- [Instructions to follow]: Drop every picture. Then return, exactly, the lines from the beginning of the listing below through the one containing "(-2.308,-1.51) rectangle (-2.15,17.32);".

- [Available data]:
----

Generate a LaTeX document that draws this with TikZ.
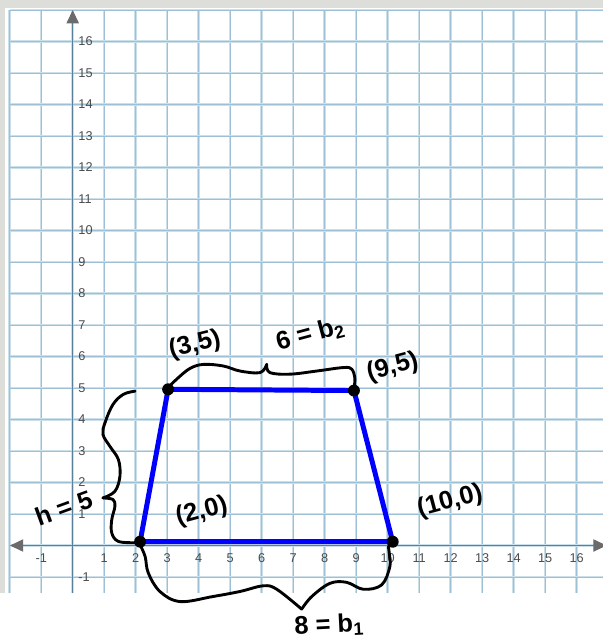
\documentclass[tikz,border=0pt]{standalone}
\usepackage{fontspec}
\setmainfont{Liberation Sans}
\usetikzlibrary{arrows.meta}
\definecolor{gridBlue}{HTML}{CCE0EB}
\definecolor{gridCore}{HTML}{9DC0D4}
\definecolor{axisBlue}{HTML}{57809B}
\definecolor{tipGray}{HTML}{6B6B6B}
\definecolor{labelGray}{HTML}{4A4A4A}
\definecolor{frameGray}{HTML}{DDDDDA}
\begin{document}
\begin{tikzpicture}[
  gridline/.style={gridBlue, line width=2.2pt},
  gridcore/.style={gridCore, line width=0.5pt},
  axis/.style={axisBlue, line width=1.2pt},
  axistip/.tip={Triangle[length=4.2mm, width=3.9mm, color=tipGray]},
  tick/.style={font=\fontsize{11.5}{13}\selectfont, text=labelGray, inner sep=1pt},
  side/.style={blue, line width=4.5pt, line join=round},
  vertex/.style={circle, fill=black, inner sep=0pt, minimum size=3.8mm},
  hand/.style={line width=2.6pt, line cap=round, line join=round},
  note/.style={font=\fontsize{23}{25}\selectfont\bfseries, inner sep=0pt},
]
\useasboundingbox (-2.308,-3.0) rectangle (16.835,17.32);

% grey frame of the screenshot
\fill[frameGray] (-2.308,17.07) rectangle (16.835,17.32);
\fill[frameGray] (-2.308,-1.51) rectangle (-2.15,17.32);

% grid
\foreach \x in {-2,...,16} {
  \draw[gridline] (\x,-1.51) -- (\x,17);
  \draw[gridcore] (\x,-1.51) -- (\x,17);
}
\foreach \y in {-1,...,17} {
  \draw[gridline] (-2,\y) -- (16.835,\y);
  \draw[gridcore] (-2,\y) -- (16.835,\y);
}

% axes
\draw[axis, axistip-axistip] (-1.99,0) -- (16.95,0);
\draw[axis, -axistip] (0,-1.51) -- (0,17);
\foreach \x in {-1,1,2,...,16}
  \node[tick] (tx\x) at (\x,-0.4) {\x};
\foreach \y in {-1,1,2,...,16}
  \node[tick, anchor=west] (ty\y) at (0.14,\y) {\y};

% trapezoid
\coordinate (A) at (2.14,0.12);
\coordinate (B) at (10.16,0.12);
\coordinate (C) at (8.93,4.92);
\coordinate (D) at (3.03,4.96);
\draw[side] (A) -- (B) -- (C) -- (D) -- cycle;
\foreach \p in {A,B,C,D}
  \node[vertex] (dot\p) at (\p) {};

% braces
\draw[hand] plot[smooth, tension=0.6] coordinates {(1.98,4.90) (1.61,4.80) (1.28,4.48) (1.03,3.91)
  (0.96,3.53) (1.18,3.15) (1.45,2.73) (1.50,2.20) (1.34,1.72) (0.96,1.51)};
\draw[hand] plot[smooth, tension=0.6] coordinates {(0.96,1.51) (1.28,1.46) (1.34,1.24)
  (1.24,0.82) (1.24,0.40) (1.45,0.13) (1.98,0.09)};
\draw[hand] plot[smooth, tension=0.6] coordinates {(2.14,0.02) (2.30,-0.35) (2.40,-0.87)
  (2.77,-1.46) (3.41,-1.78) (4.45,-1.62) (5.31,-1.46) (6.05,-1.28) (6.48,-1.39) (7.27,-2.02)};
\draw[hand] plot[smooth, tension=0.6] coordinates {(7.27,-2.02) (7.59,-1.62) (8.17,-1.20)
  (8.70,-1.17) (9.23,-1.39) (9.81,-1.25) (10.07,-0.67) (10.05,-0.24) (10.02,-0.03)};
\draw[hand] plot[smooth, tension=0.6] coordinates {(3.03,5.01) (3.30,5.28) (3.72,5.62)
  (4.15,5.75) (4.78,5.70) (5.31,5.54) (5.95,5.49) (6.16,5.75)};
\draw[hand] plot[smooth, tension=0.6] coordinates {(6.16,5.75) (6.26,5.49) (6.90,5.44)
  (7.75,5.54) (8.59,5.65) (8.86,5.60) (8.96,5.28) (8.91,4.90)};

% handwritten labels
\node[note, rotate=14] (ptD) at (3.88,6.36) {(3,5)};
\node[note, rotate=15] (btop) at (7.54,6.70) {6 = b\textsubscript{2}};
\node[note, rotate=15] (ptC) at (10.16,5.66) {(9,5)};
\node[note, rotate=20] (hgt) at (-0.28,1.20) {h = 5};
\node[note, rotate=15] (ptA) at (4.10,1.07) {(2,0)};
\node[note, rotate=15] (ptB) at (11.98,1.39) {(10,0)};
\node[note, rotate=3] (bbot) at (8.14,-2.55) {8 = b\textsubscript{1}};
\end{tikzpicture}
\end{document}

----

- [Exercise result]:
Generate a LaTeX document that draws this with TikZ.
\documentclass[tikz,border=0pt]{standalone}
\usepackage{fontspec}
\setmainfont{Liberation Sans}
\usetikzlibrary{arrows.meta}
\definecolor{gridBlue}{HTML}{CCE0EB}
\definecolor{gridCore}{HTML}{9DC0D4}
\definecolor{axisBlue}{HTML}{57809B}
\definecolor{tipGray}{HTML}{6B6B6B}
\definecolor{labelGray}{HTML}{4A4A4A}
\definecolor{frameGray}{HTML}{DDDDDA}
\begin{document}
\begin{tikzpicture}[
  gridline/.style={gridBlue, line width=2.2pt},
  gridcore/.style={gridCore, line width=0.5pt},
  axis/.style={axisBlue, line width=1.2pt},
  axistip/.tip={Triangle[length=4.2mm, width=3.9mm, color=tipGray]},
  tick/.style={font=\fontsize{11.5}{13}\selectfont, text=labelGray, inner sep=1pt},
  side/.style={blue, line width=4.5pt, line join=round},
  vertex/.style={circle, fill=black, inner sep=0pt, minimum size=3.8mm},
  hand/.style={line width=2.6pt, line cap=round, line join=round},
  note/.style={font=\fontsize{23}{25}\selectfont\bfseries, inner sep=0pt},
]
\useasboundingbox (-2.308,-3.0) rectangle (16.835,17.32);

% grey frame of the screenshot
\fill[frameGray] (-2.308,17.07) rectangle (16.835,17.32);
\fill[frameGray] (-2.308,-1.51) rectangle (-2.15,17.32);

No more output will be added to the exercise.